III.1.1.1«L'essentiel, c'est que ce soit propre».

Nombre d'habitants affirment que la propreté de l'appartement dans lequel ils vivent est quelque chose de primordial. C'est une condition suffisante pour que les locataires soient globalement satisfaits de leur appartement, même s'ils peuvent parallèlement en regretter certains défauts. L'expression «l'essentiel, c'est que ce soit propre» est ainsi utilisée aussi bien à Garches qu'à Gennevilliers :

  • «Le tout est de très bas de gamme, je suis contente, je fais avec, l'essentiel, c'est que ce soit propre» (n°12, Gennevilliers, femme).
  • «Il faut se taper dessus [pour obtenir de l'organisme les travaux souhaités], et même si vous vous tapez dessus, ça ne sert à rien, alors avec ma femme, on a dit : «on est tranquille, l'essentiel, c'est que ce soit propre chez nous», et puis c'est tout.» (n°8, Garches, couple).

Le terme «essentiel» appliqué à la propreté est associé à trois idées connexes : la propreté est considérée comme absolument nécessaire, indispensable, d'une part, comme la chose la plus importante, principale, d'autre part, et enfin, les actes de nettoyage sont présentés comme des actes minimums à accomplir. En développant cette analyse, en cherchant systématiquement à quoi la propreté est nécessaire, sur quoi elle doit primer, quel acte complémentaire le nettoyage peut engendrer, on réalise deux constats.

D'une part, la propreté est essentielle pour se sentir chez soi : lorsque l'appartement est propre, on peut y vivre sans plus s'occuper des autres. La propreté est la condition principale, qui lorsqu'elle est remplie, permet l'usage personnel du logement en oubliant le monde extérieur, comme le laisse entendre cette habitante :

  • «Nous, on est chez nous, le restant, tu sais ! On s'occupe pas d'ailleurs. Nous, c'est propre, c'est entretenu, c'est le principal» (n°10, Gennevilliers, femme).
    D'autre part, la propreté est un préalable indispensable à la beauté ou au luxe et le nettoyage peut être complété par des actes plus conséquents d'amélioration de l'espace, par de plus gros travaux par exemple :
  • «Hormis l'entretien courant, les peintures, on n'a pas fait de gros travaux (…) on fait quand même le minimum, que ce soit propre (…) à part tenir au propre, ce qui est la moindre des choses, on ne va pas faire de gros travaux» (n°8, Gennevilliers, couple).

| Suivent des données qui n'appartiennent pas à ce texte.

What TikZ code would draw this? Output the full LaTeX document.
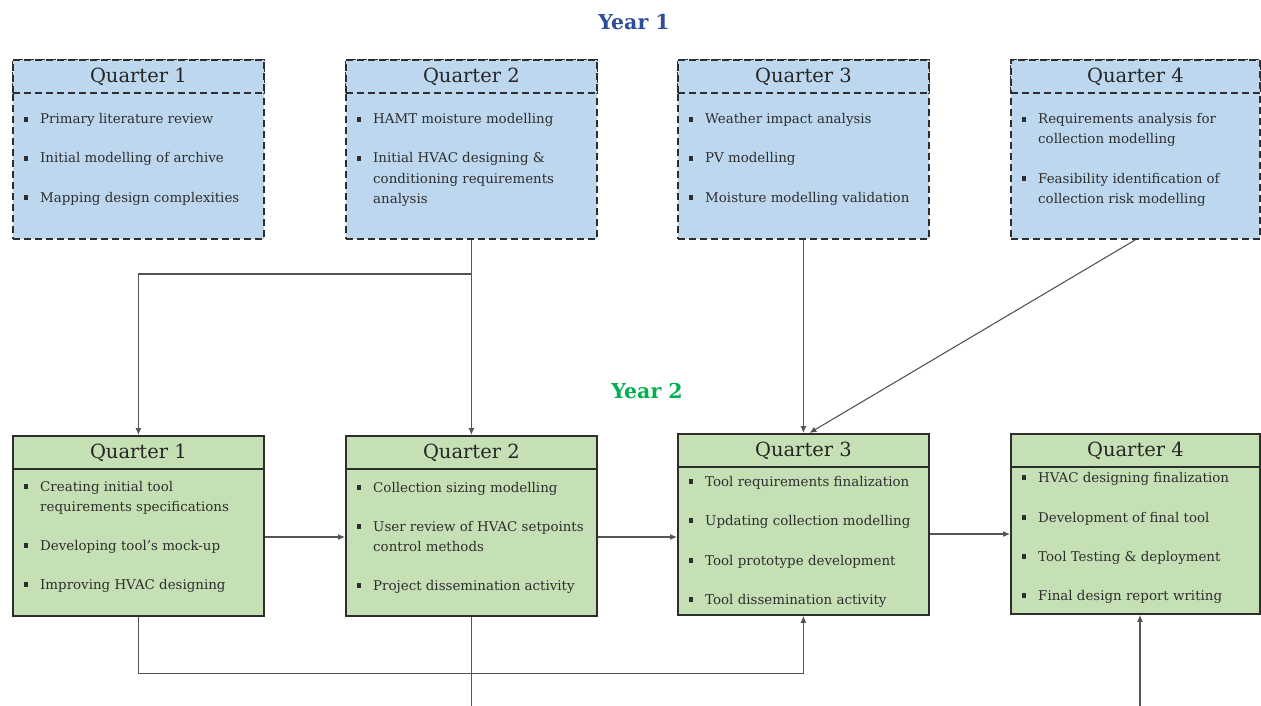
\documentclass[tikz,border=0pt]{standalone}
\usepackage{fontspec}
\setmainfont{DejaVu Serif}
\usetikzlibrary{arrows.meta,calc}
\definecolor{bluefill}{HTML}{BDD7EE}
\definecolor{greenfill}{HTML}{C5E0B4}
\definecolor{yearblue}{HTML}{2E4C9C}
\definecolor{yeargreen}{HTML}{00B050}
\definecolor{txtc}{HTML}{2E2E2E}
\definecolor{edgec}{HTML}{2E2E2E}
\definecolor{linec}{HTML}{555555}
\newcommand\hdrfont{\fontsize{19.5}{22}\selectfont}
\newcommand\bodyfont{\fontsize{13.4}{16}\selectfont}
\newcounter{nn}
\newcommand\bul[3]{\stepcounter{nn}%
  \node[bulmark] (M\thenn) at ({#1+14},{#2-4.5}) {};
  \node[itemtxt] (L\thenn) at ({#1+28},#2) {#3};}
\newcommand\cont[3]{\stepcounter{nn}%
  \node[itemtxt] (L\thenn) at ({#1+28},#2) {#3};}
\tikzset{
  qbox/.style={draw=edgec, line width=1.8pt, minimum width=251pt, inner sep=0pt, anchor=north west},
  yone/.style={fill=bluefill, dash pattern=on 7pt off 4pt},
  ytwo/.style={fill=greenfill},
  hdr/.style={minimum height=33pt, font=\hdrfont, text=black!85},
  itemtxt/.style={anchor=base west, inner sep=0pt, font=\bodyfont, text=txtc},
  bulmark/.style={fill=txtc, minimum size=4.2pt, inner sep=0pt},
  conn/.style={draw=linec, line width=1.1pt},
  arr/.style={conn, -{Latex[length=7pt,width=6pt]}},
  yeartitle/.style={font=\fontsize{20.5}{24}\selectfont\bfseries, inner sep=0pt}
}
\begin{document}
\begin{tikzpicture}[x=1pt,y=-1pt]
\useasboundingbox (0,0) rectangle (1261,706);
\fill[white] (0,0) rectangle (1261,706);

\node[yeartitle, text=yearblue] (Y1) at (634,22) {Year 1};
\node[yeartitle, text=yeargreen] (Y2) at (647,391) {Year 2};

% ---------- Year 1 boxes ----------
\node[qbox,yone,minimum height=179pt] (a1) at (12,59) {};
\node[qbox,yone,hdr] (ah1) at (12,59) {Quarter 1};
\node[qbox,yone,minimum height=179pt] (a2) at (345,59) {};
\node[qbox,yone,hdr] (ah2) at (345,59) {Quarter 2};
\node[qbox,yone,minimum height=179pt] (a3) at (677,59) {};
\node[qbox,yone,hdr] (ah3) at (677,59) {Quarter 3};
\node[qbox,yone,minimum height=179pt,minimum width=249pt] (a4) at (1010,59) {};
\node[qbox,yone,hdr,minimum width=249pt] (ah4) at (1010,59) {Quarter 4};

\bul{12}{124}{Primary literature review}
\bul{12}{163}{Initial modelling of archive}
\bul{12}{202}{Mapping design complexities}

\bul{345}{124}{HAMT moisture modelling}
\bul{345}{163}{Initial HVAC designing \&}
\cont{345}{183}{conditioning requirements}
\cont{345}{203}{analysis}

\bul{677}{124}{Weather impact analysis}
\bul{677}{163}{PV modelling}
\bul{677}{202}{Moisture modelling validation}

\bul{1010}{124}{Requirements analysis for}
\cont{1010}{144}{collection modelling}
\bul{1010}{183}{Feasibility identification of}
\cont{1010}{203}{collection risk modelling}

% ---------- Year 2 boxes ----------
\node[qbox,ytwo,minimum height=180pt] (b1) at (12,435) {};
\node[qbox,ytwo,hdr] (bh1) at (12,435) {Quarter 1};
\node[qbox,ytwo,minimum height=180pt] (b2) at (345,435) {};
\node[qbox,ytwo,hdr] (bh2) at (345,435) {Quarter 2};
\node[qbox,ytwo,minimum height=181pt] (b3) at (677,433) {};
\node[qbox,ytwo,hdr] (bh3) at (677,433) {Quarter 3};
\node[qbox,ytwo,minimum height=180pt,minimum width=249pt] (b4) at (1010,433) {};
\node[qbox,ytwo,hdr,minimum width=249pt] (bh4) at (1010,433) {Quarter 4};

\bul{12}{491}{Creating initial tool}
\cont{12}{511}{requirements specifications}
\bul{12}{550}{Developing tool's mock-up}
\bul{12}{589}{Improving HVAC designing}

\bul{345}{492}{Collection sizing modelling}
\bul{345}{531}{User review of HVAC setpoints}
\cont{345}{551}{control methods}
\bul{345}{590}{Project dissemination activity}

\bul{677}{486}{Tool requirements finalization}
\bul{677}{525}{Updating collection modelling}
\bul{677}{565}{Tool prototype development}
\bul{677}{604}{Tool dissemination activity}

\bul{1010}{482}{HVAC designing finalization}
\bul{1010}{522}{Development of final tool}
\bul{1010}{561}{Tool Testing \& deployment}
\bul{1010}{600}{Final design report writing}

% ---------- connectors ----------
\coordinate (j) at (a2.south |- 0,274);
\draw[conn] (a2.south) -- (j);
\draw[arr] (j) -| (b1.north);
\draw[arr] (j) -- (b2.north);
\draw[arr] (a3.south) -- (b3.north);
\draw[arr] (a4.south) -- ($(b3.north)+(6,0)$);

\draw[arr] (b1.east |- 0,537) -- (b2.west |- 0,537);
\draw[arr] (b2.east |- 0,537) -- (b3.west |- 0,537);
\draw[arr] (b3.east |- 0,534) -- (b4.west |- 0,534);

\draw[arr] (b1.south) -- ++(0,57) -| (b3.south);
\coordinate (e2) at (b2.south |- 0,706);
\draw[conn] (b2.south) -- (e2);
\coordinate (e4) at (1140,706);
\draw[arr] (e4) -- (e4 |- b4.south);
\end{tikzpicture}
\end{document}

Le nettoyage est donc le premier acte d'appropriation de l'espace, qui peut se suffire à lui-même ou être le préalable à une adaptation plus personnelle : une fois que l'espace domestique est propre, on est chez soi, on s'y reconnaît, même si on peut regretter qu'il ne soit pas plus beau encore. A l'inverse, on ne peut juger beau quelque chose qui serait sale, la beauté devenant de la sorte artificielle, sans qu'on puisse y croire, comme le rappelle un habitant qui compare la propreté de l'espace à la propreté corporelle :

  • « C'est comme une belle femme, qui sent bon, qui a une belle robe, mais qui n'est pas lavée. » (n°8, Garches, couple).

Si les habitants rencontrés considèrent unanimement le nettoyage comme un acte primordial, ils possèdent chacun une opinion personnelle différente de la limite entre propre et sale. Ainsi, une habitante explique qu'elle supporte mal de ne pouvoir nettoyer son balcon elle-même de l'intérieur et qu'elle serait prête à payer une entreprise pour effectuer un nettoyage par nacelle par l'extérieur, mais qu'elle ne soumet pas l'idée à l'organisme HLM car elle est sûre que les autres habitants ne voudront pas supporter les coûts de cette tâche, ne partageant pas le même point de vue qu'elle.

Mais quelles que soient les limites entre propre et sale que fixe chaque ménage, les actions de nettoyage restent primordiales, car elles sont indispensables pour permettre un usage personnel du logement et forment un préalable nécessaire pour la réalisation d'autres travaux de personnalisation de l'appartement.